There’s no way for the Trudeau Liberals to get all of this toothpaste back in the tube, especially when conservative politicians and pundits are squeezing it as hard as they can. But the party does need to at least try to clean up as much of the mess as it can, and it won’t do that by continuing to minimize or dismiss the seriousness of this situation. Instead, they need to go in the other direction and expand the conversation to include all the various attempts — both foreign and domestic — to influence our elections. As Rosenberg wrote in his report, “Foreign actors can exploit the free speech protections possessed by Canadians to sow disinformation. This is an area that can benefit from research to better understand these relationships.”
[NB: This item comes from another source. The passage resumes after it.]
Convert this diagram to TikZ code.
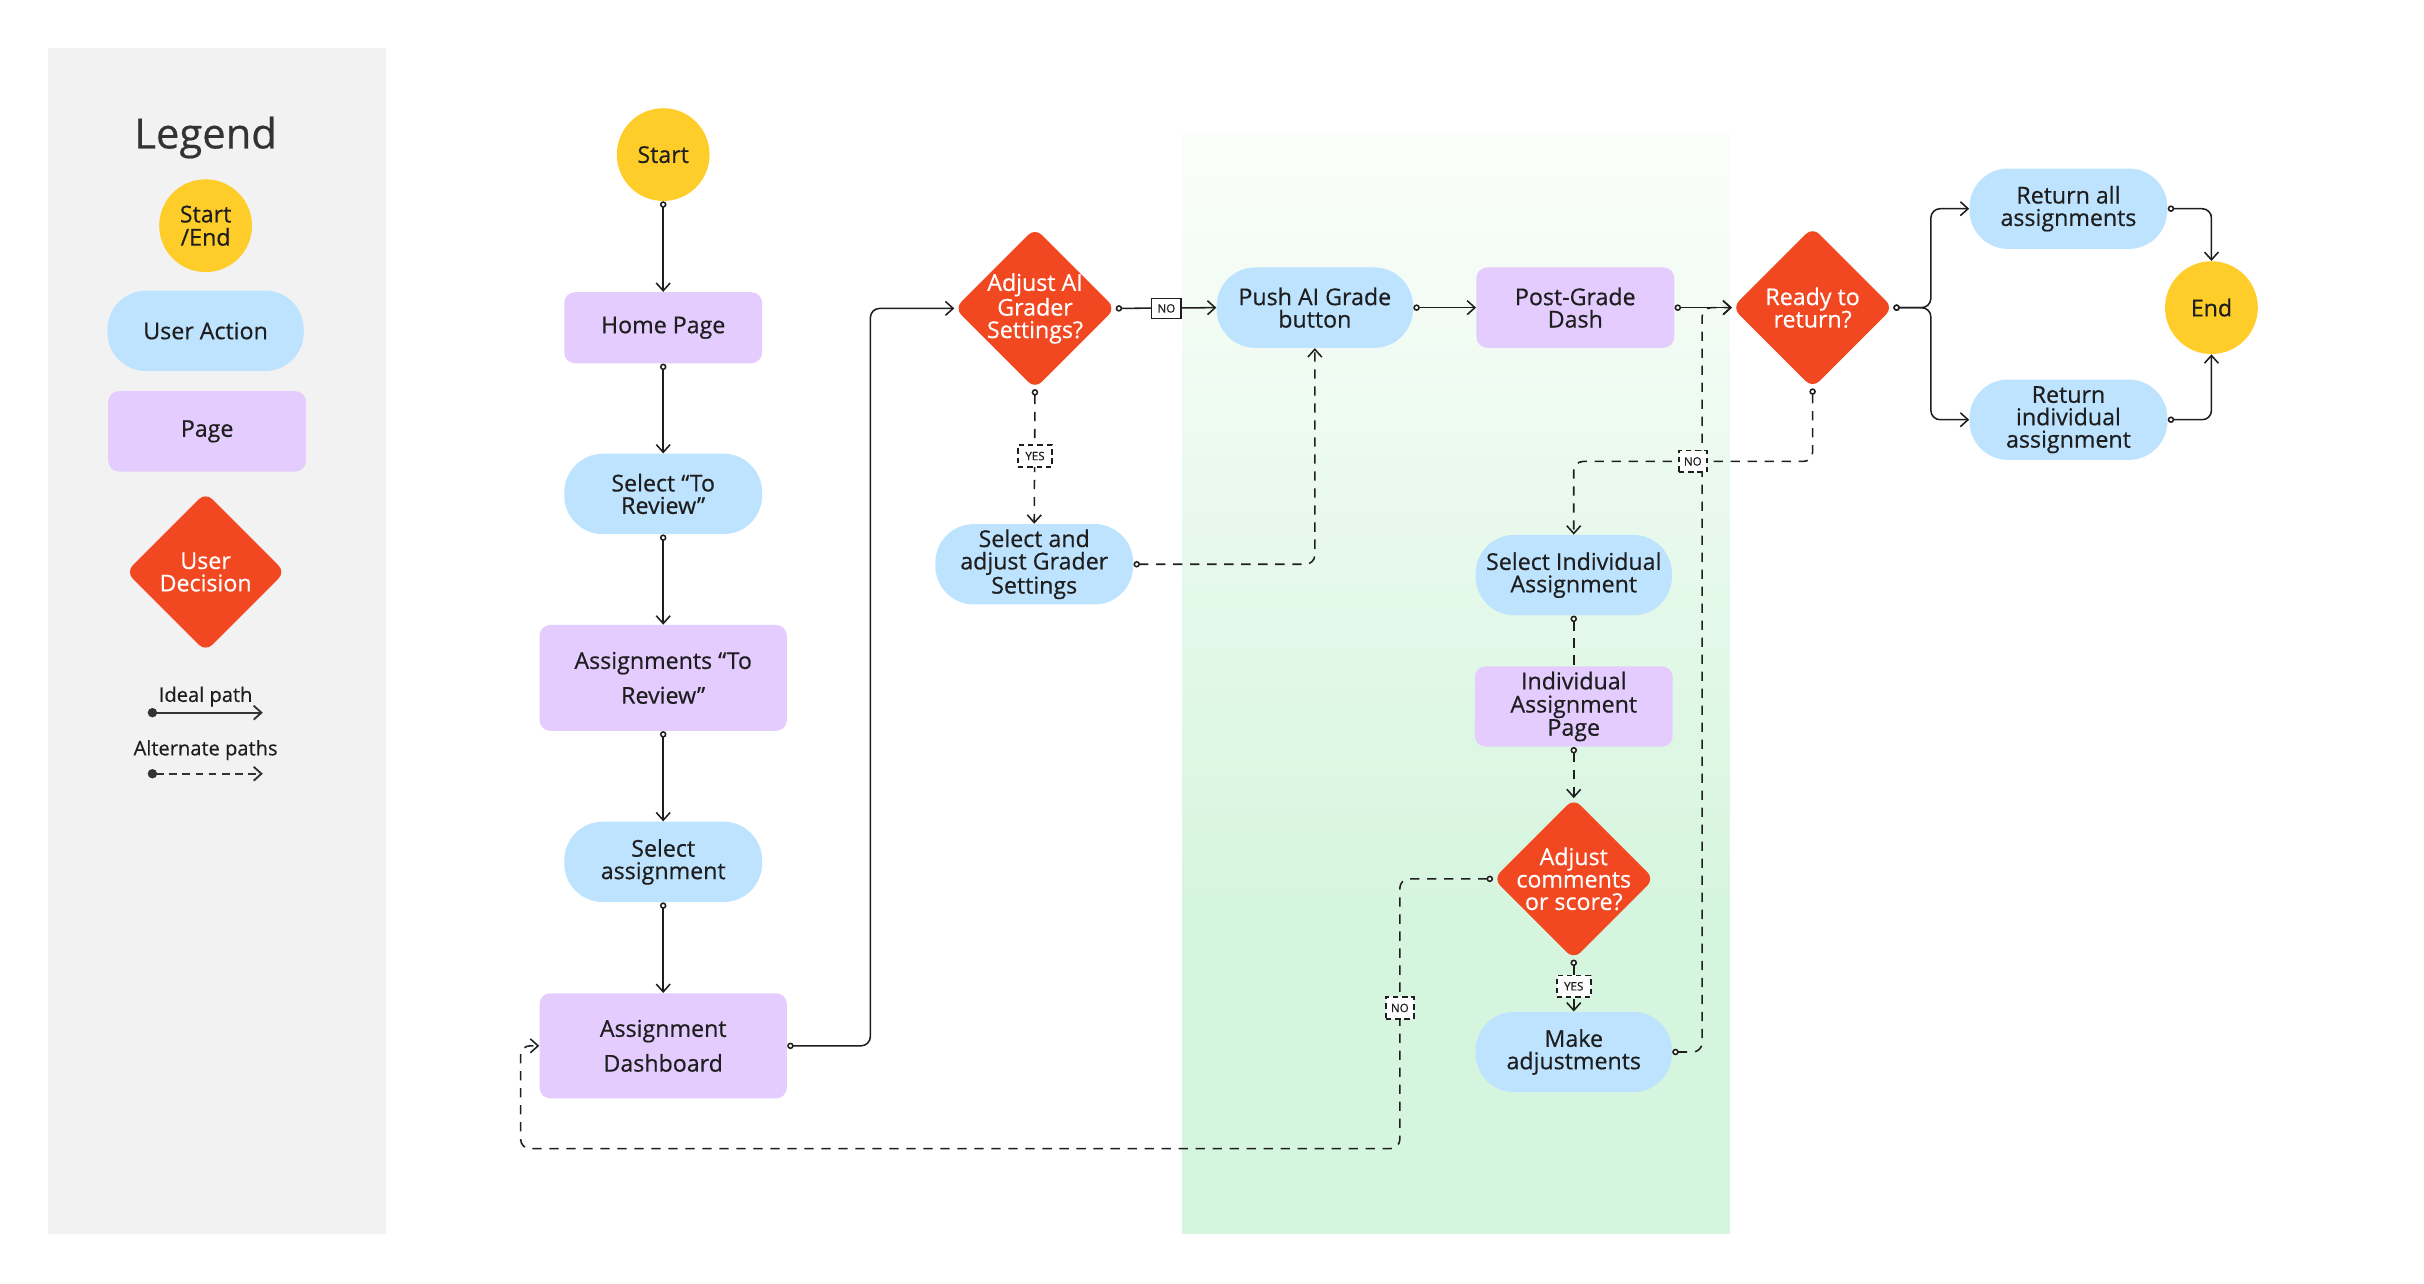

Indeed. That’s why Canada needs some sort of public inquiry, one that examines all of the potential sources of interference in our democratic process. Yes, it will be a distraction for the government, and it may well reveal information it doesn’t find flattering. But as Gerald Butts, the prime minister’s former principal secretary, told the Globe and Mail: “The radical changes in geopolitics and technological advancements of the past several years mean we’re in a different, more dangerous world where many foreign actors have an interest in harming democratic institutions and the capacity to do it… We should be confident in our democratic institutions, but we should guard them aggressively.”
If we don’t, we risk further undermining the public’s confidence in our elections — and perhaps their willingness to support and protect them. In America, democracy is very clearly under attack, both from within and without. If we want Canada to avoid the same fate, our government needs to act decisively.